Название Основного Богословия не встречается в древней святоотеческой письменности, но в ней искони обращалось главное внимание на раскрытие и защиту основных истин веры. Почти на самых первых порах развития христианской богословской письменности мы находим в ней уже особый род богословских произведений, известных под именем христианских апологий, которые и по предмету и. по задаче своей имеют самое близкое отношение к литературе Основного Богословия, как древнейшие опыты защиты христианской истины против нападений врагов ее.

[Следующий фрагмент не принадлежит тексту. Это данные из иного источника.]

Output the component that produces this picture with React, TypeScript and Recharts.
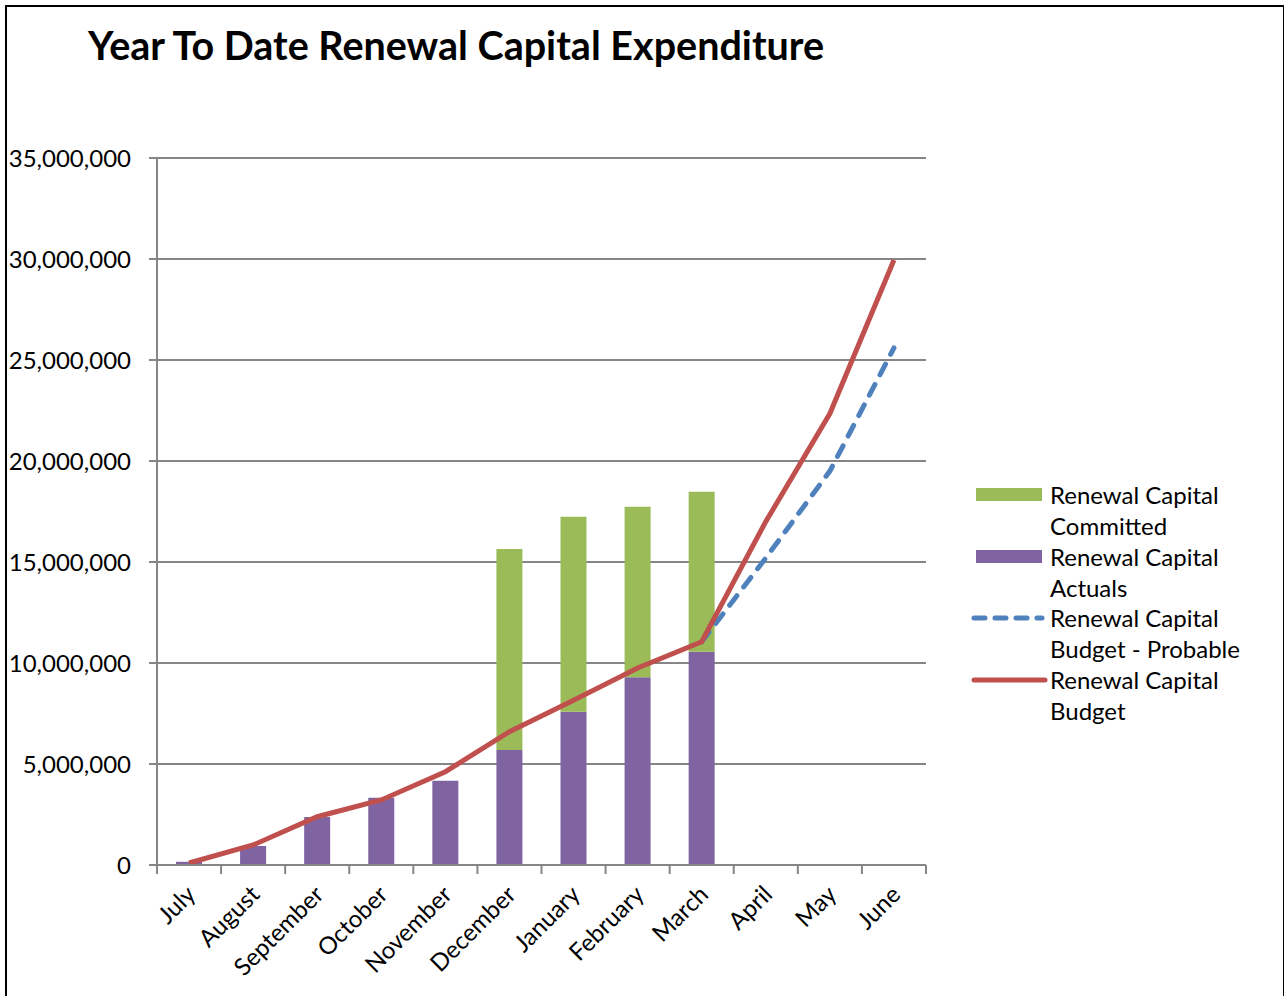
import React from "react";
import {
  ComposedChart,
  Bar,
  Line,
  XAxis,
  YAxis,
  CartesianGrid,
} from "recharts";

const months = [
  "July", "August", "September", "October", "November", "December",
  "January", "February", "March", "April", "May", "June",
];
const actuals = [0.16, 0.94, 2.38, 3.33, 4.17, 5.69, 7.59, 9.29, 10.56, null, null, null];
const committed = [null, null, null, null, null, 9.95, 9.65, 8.45, 7.92, null, null, null];
const budget = [0.1, 0.99, 2.39, 3.22, 4.62, 6.6, 8.15, 9.75, 11.05, 17.0, 22.35, 29.95];
const probable = [null, null, null, null, null, null, null, null, 11.05, 15.2, 19.5, 25.6];
const yTicks = [0, 5, 10, 15, 20, 25, 30, 35];

const M = 1000000;
const data = months.map((m, i) => ({
  month: m,
  actuals: actuals[i] == null ? null : actuals[i]! * M,
  committed: committed[i] == null ? null : committed[i]! * M,
  budget: budget[i] * M,
  probable: probable[i] == null ? null : probable[i]! * M,
}));

const FONT = "Lato, 'Open Sans', sans-serif";
const GRID = "#868686";
const BAND = 769 / 12;

function MonthTick(props: any) {
  const { x, y, payload, index } = props;
  return (
    <g>
      <line x1={x + BAND / 2} y1={y - 8} x2={x + BAND / 2} y2={y + 1} stroke={GRID} strokeWidth={2} />
      {index === 0 && (
        <line x1={x - BAND / 2} y1={y - 8} x2={x - BAND / 2} y2={y + 1} stroke={GRID} strokeWidth={2} />
      )}
      <text
        x={x + 8}
        y={y + 23}
        textAnchor="end"
        transform={`rotate(-45, ${x + 8}, ${y + 23})`}
        fontSize={24}
        fontFamily={FONT}
        fill="#000"
      >
        {payload.value}
      </text>
    </g>
  );
}

const legendItems = [
  { kind: "bar", color: "#9BBB59", lines: ["Renewal Capital", "Committed"] },
  { kind: "bar", color: "#8064A2", lines: ["Renewal Capital", "Actuals"] },
  { kind: "dash", color: "#4F81BD", lines: ["Renewal Capital", "Budget - Probable"] },
  { kind: "line", color: "#C0504D", lines: ["Renewal Capital", "Budget"] },
];

function ChartLegend() {
  return (
    <div style={{ position: "absolute", left: 970, top: 479, fontFamily: FONT, fontSize: 24, color: "#000" }}>
      {legendItems.map((it) => (
        <div key={it.lines[1]} style={{ display: "flex", alignItems: "flex-start", height: 61.5 }}>
          <svg width={80} height={31} style={{ flexShrink: 0 }}>
            {it.kind === "bar" && <rect x={6} y={9} width={66} height={13} fill={it.color} />}
            {it.kind === "dash" && (
              <line x1={4} y1={16} x2={72} y2={16} stroke={it.color} strokeWidth={5}
                strokeDasharray="11 10" strokeLinecap="round" />
            )}
            {it.kind === "line" && (
              <line x1={4} y1={16} x2={75} y2={16} stroke={it.color} strokeWidth={5} strokeLinecap="round" />
            )}
          </svg>
          <div style={{ lineHeight: "31px" }}>
            {it.lines[0]}
            <br />
            {it.lines[1]}
          </div>
        </div>
      ))}
    </div>
  );
}

export default function App() {
  return (
    <div style={{ position: "absolute", left: 0, top: 0, width: 1284, height: 996, background: "#fff", overflow: "hidden" }}>
      <div style={{ position: "absolute", left: 5, top: 5, width: 1276, height: 1000, border: "2px solid #000" }} />
      <div
        style={{
          position: "absolute", left: 88, top: 21, fontFamily: FONT, fontWeight: 700,
          fontSize: 39.5, color: "#000", whiteSpace: "nowrap",
        }}
      >
        Year To Date Renewal Capital Expenditure
      </div>
      <div style={{ position: "absolute", left: 0, top: 0 }}>
        <ComposedChart
          width={1284}
          height={996}
          data={data}
          margin={{ top: 158, right: 358, bottom: 0, left: 0 }}
          barGap={0}
        >
          <CartesianGrid vertical={false} stroke={GRID} strokeWidth={2} />
          <XAxis
            dataKey="month"
            height={131}
            axisLine={{ stroke: GRID, strokeWidth: 2 }}
            tickLine={false}
            tick={<MonthTick />}
            interval={0}
          />
          <YAxis
            width={157}
            domain={[0, 35 * M]}
            ticks={yTicks.map((t) => t * M)}
            tickFormatter={(v: number) => v.toLocaleString("en-US")}
            axisLine={{ stroke: GRID, strokeWidth: 2 }}
            tickLine={{ stroke: GRID, strokeWidth: 2 }}
            tickSize={8}
            tickMargin={18}
            tick={{ fontSize: 24, fontFamily: FONT, fill: "#000" }}
          />
          <Bar dataKey="actuals" stackId="a" fill="#8064A2" barSize={26} isAnimationActive={false} />
          <Bar dataKey="committed" stackId="a" fill="#9BBB59" barSize={26} isAnimationActive={false} />
          <Line
            dataKey="probable"
            stroke="#4F81BD"
            strokeWidth={5}
            strokeDasharray="12 11"
            strokeLinecap="round"
            dot={false}
            connectNulls={false}
            isAnimationActive={false}
          />
          <Line
            dataKey="budget"
            stroke="#C0504D"
            strokeWidth={5}
            dot={false}
            isAnimationActive={false}
          />
        </ComposedChart>
      </div>
      <ChartLegend />
    </div>
  );
}
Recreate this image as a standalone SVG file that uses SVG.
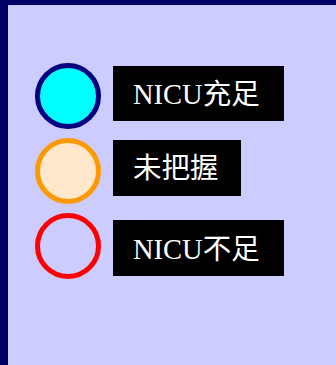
<svg xmlns="http://www.w3.org/2000/svg" width="336" height="365" viewBox="0 0 336 365">
<style>
.lbl{fill:#000000}
.txt{fill:#ffffff;font-family:"Liberation Serif","Noto Sans CJK SC",serif;font-size:28.5px}
</style>
<rect x="0" y="0" width="336" height="365" fill="#000066"/>
<rect x="8" y="5" width="328" height="360" fill="#ccccff"/>
<g id="item-nicu-enough">
<circle cx="68" cy="96" r="30.5" fill="#00ffff" stroke="#000080" stroke-width="5"/>
<rect class="lbl" x="113" y="66" width="171" height="55"/>
<text class="txt" x="133" y="104">NICU充足</text>
</g>
<g id="item-unknown">
<circle cx="68" cy="171" r="30.5" fill="#ffe8cc" stroke="#ff9900" stroke-width="5"/>
<rect class="lbl" x="113" y="140" width="128" height="56"/>
<text class="txt" x="133" y="178">未把握</text>
</g>
<g id="item-nicu-short">
<circle cx="68" cy="246" r="30.5" fill="none" stroke="#ff0000" stroke-width="5"/>
<rect class="lbl" x="113" y="220" width="171" height="56"/>
<text class="txt" x="133" y="259">NICU不足</text>
</g>
<g id="connectors"/>
</svg>
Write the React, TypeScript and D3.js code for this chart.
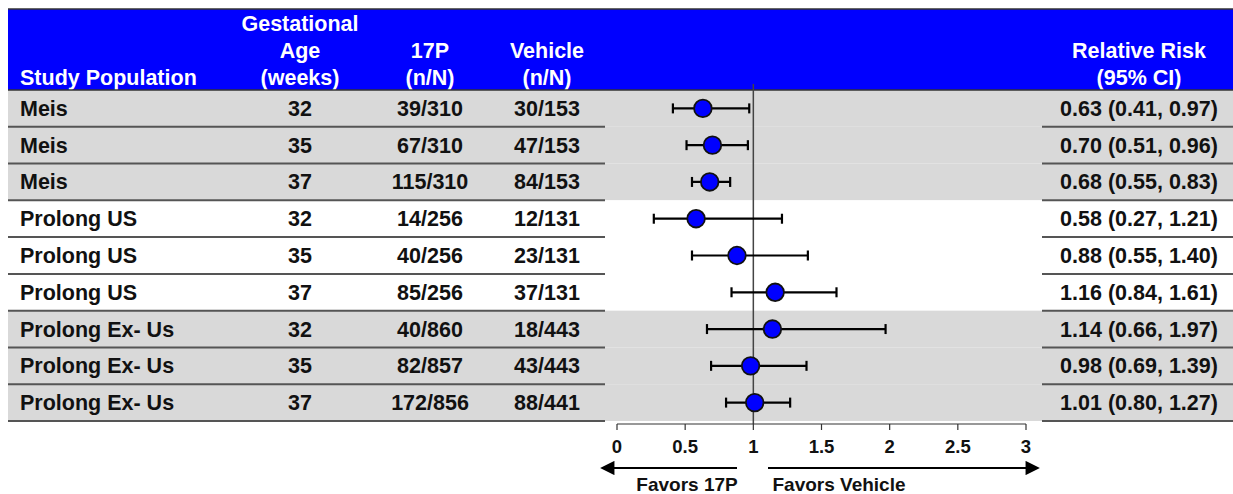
import React from "react";
import * as d3 from "d3";

// Table rows
const studies = [
  "Meis", "Meis", "Meis",
  "Prolong US", "Prolong US", "Prolong US",
  "Prolong Ex- Us", "Prolong Ex- Us", "Prolong Ex- Us",
];
const gestAge = ["32", "35", "37", "32", "35", "37", "32", "35", "37"];
const arm17P = ["39/310", "67/310", "115/310", "14/256", "40/256", "85/256", "40/860", "82/857", "172/856"];
const armVehicle = ["30/153", "47/153", "84/153", "12/131", "23/131", "37/131", "18/443", "43/443", "88/441"];
const rr = [0.63, 0.70, 0.68, 0.58, 0.88, 1.16, 1.14, 0.98, 1.01];
const ciLow = [0.41, 0.51, 0.55, 0.27, 0.55, 0.84, 0.66, 0.69, 0.80];
const ciHigh = [0.97, 0.96, 0.83, 1.21, 1.40, 1.61, 1.97, 1.39, 1.27];
const shaded = [true, true, true, false, false, false, true, true, true];
const axisTicks = [0, 0.5, 1, 1.5, 2, 2.5, 3];

const W = 1233;
const H = 494;
const FONT = "'Liberation Sans', Arial, Helvetica, sans-serif";
const BLUE = "#0000ff";
const GRAY = "#d9d9d9";
const LINE = "#555555";

export default function App() {
  const x = d3.scaleLinear().domain([0, 3]).range([617, 1026]);
  const y = d3
    .scaleBand<number>()
    .domain(d3.range(studies.length))
    .range([90, 421])
    .paddingInner(0);
  const bw = y.bandwidth();
  const left = 8;
  const headerTop = 9;
  const axisY = 424;
  const fmt = (v: number) => v.toFixed(2);

  const colStudy = 20;
  const colAge = 300;
  const col17P = 430;
  const colVeh = 547;
  const colRR = 1139;

  const textProps = {
    fontFamily: FONT,
    fontWeight: 700,
    fontSize: 21.5,
  };

  return (
    <div style={{ position: "fixed", left: 0, top: 0, background: "#fff" }}>
      <svg width={W} height={H} viewBox={`0 0 ${W} ${H}`} style={{ display: "block" }}>
        <defs>
          <marker id="arrowHead" viewBox="0 0 10 10" refX="8" refY="5" markerWidth="7" markerHeight="6.5" orient="auto-start-reverse" markerUnits="strokeWidth">
            <path d="M0,0 L10,5 L0,10 z" fill="#000" />
          </marker>
        </defs>

        {/* header band */}
        <rect x={left} y={headerTop} width={W - left} height={90 - headerTop} fill={BLUE} />
        <line x1={left} x2={W} y1={headerTop} y2={headerTop} stroke="#333" strokeWidth={1.5} />
        <g {...textProps} fill="#fff">
          <text x={colStudy} y={85}>Study Population</text>
          <text x={colAge} y={31} textAnchor="middle">Gestational</text>
          <text x={colAge} y={58} textAnchor="middle">Age</text>
          <text x={colAge} y={85} textAnchor="middle">(weeks)</text>
          <text x={col17P} y={58} textAnchor="middle">17P</text>
          <text x={col17P} y={85} textAnchor="middle">(n/N)</text>
          <text x={colVeh} y={58} textAnchor="middle">Vehicle</text>
          <text x={colVeh} y={85} textAnchor="middle">(n/N)</text>
          <text x={colRR} y={58} textAnchor="middle">Relative Risk</text>
          <text x={colRR} y={85} textAnchor="middle">(95% CI)</text>
        </g>

        {/* row bands */}
        {studies.map((_, i) => (
          <rect key={`band${i}`} x={left} y={y(i)!} width={W - left} height={bw} fill={shaded[i] ? GRAY : "#fff"} />
        ))}
        <line x1={left} x2={W} y1={90} y2={90} stroke="#333" strokeWidth={1.5} />

        {/* row separators */}
        {studies.map((_, i) => {
          const yy = y(i)! + bw;
          return (
            <g key={`sep${i}`} stroke={LINE} strokeWidth={2}>
              <line x1={left} x2={605} y1={yy} y2={yy} />
              <line x1={1042} x2={W} y1={yy} y2={yy} />
            </g>
          );
        })}

        {/* table text */}
        <g {...textProps} fill="#111">
          {studies.map((s, i) => {
            const cy = y(i)! + bw / 2 + 7.5;
            return (
              <g key={`txt${i}`}>
                <text x={colStudy} y={cy}>{s}</text>
                <text x={colAge} y={cy} textAnchor="middle">{gestAge[i]}</text>
                <text x={col17P} y={cy} textAnchor="middle">{arm17P[i]}</text>
                <text x={colVeh} y={cy} textAnchor="middle">{armVehicle[i]}</text>
                <text x={colRR} y={cy} textAnchor="middle">
                  {`${fmt(rr[i])} (${fmt(ciLow[i])}, ${fmt(ciHigh[i])})`}
                </text>
              </g>
            );
          })}
        </g>

        {/* reference line at RR = 1 */}
        <line x1={x(1)} x2={x(1)} y1={84} y2={axisY} stroke="#444" strokeWidth={1.5} />

        {/* confidence intervals and point estimates */}
        {studies.map((_, i) => {
          const cy = y(i)! + bw / 2;
          return (
            <g key={`ci${i}`}>
              <line x1={x(ciLow[i])} x2={x(ciHigh[i])} y1={cy} y2={cy} stroke="#000" strokeWidth={2.2} />
              <line x1={x(ciLow[i])} x2={x(ciLow[i])} y1={cy - 5} y2={cy + 5} stroke="#000" strokeWidth={2.2} />
              <line x1={x(ciHigh[i])} x2={x(ciHigh[i])} y1={cy - 5} y2={cy + 5} stroke="#000" strokeWidth={2.2} />
              <circle cx={x(rr[i])} cy={cy} r={8.8} fill={BLUE} stroke="#111" strokeWidth={1.8} />
            </g>
          );
        })}

        {/* x axis */}
        <line x1={x(0)} x2={x(3)} y1={axisY} y2={axisY} stroke="#333" strokeWidth={1.2} />
        {axisTicks.map((t) => (
          <g key={`tick${t}`}>
            <line x1={x(t)} x2={x(t)} y1={axisY} y2={axisY + 6} stroke="#333" strokeWidth={1.2} />
            <text x={x(t)} y={453} textAnchor="middle" fontFamily={FONT} fontWeight={700} fontSize={18.5} fill="#111">
              {String(t)}
            </text>
          </g>
        ))}

        {/* direction arrows */}
        <line x1={737} x2={603} y1={468} y2={468} stroke="#000" strokeWidth={2.2} markerEnd="url(#arrowHead)" />
        <line x1={768} x2={1037} y1={468} y2={468} stroke="#000" strokeWidth={2.2} markerEnd="url(#arrowHead)" />
        <text x={687} y={491} textAnchor="middle" fontFamily={FONT} fontWeight={700} fontSize={19} fill="#111">Favors 17P</text>
        <text x={839} y={491} textAnchor="middle" fontFamily={FONT} fontWeight={700} fontSize={19} fill="#111">Favors Vehicle</text>
      </svg>
    </div>
  );
}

В общей своей совокупности христианская апологетическая литература весьма обширна; она представляет едва обозримое поле самых разнообразных защитительных сочинений в пользу христианства, тянущихся непрерывною нитью от первых веков христианства до настоящего времени. Для нашей цели достаточнб обозначить только главнейшие моменты ее постепенного исторического развития

Сообразно главнейшим наиболее выдающимся фазисам в постепенном развитии христианской апологетической письменности, история ее может быть разделена на три периода. Первый обнимает время борьбы против иудейства и язычества древних христианских апологетов. Второй начинается с появления магометанства и обнимает средние века. Третий включает в себя новое время, начинающееся с эпохи возрождения наук на западе и продолжающееся до наших дней. Так как ближайшее отношение к истории Основного Богословия, как особой богословской науки, имеет последний из означенных периодов в развитии богословско-апологетической литературы, то мы ограничимся лишь самым сжатым очерком предшествующих ему периодов, насколько это необходимо для уяснения связи между древней и новой научной апологетикой христианства.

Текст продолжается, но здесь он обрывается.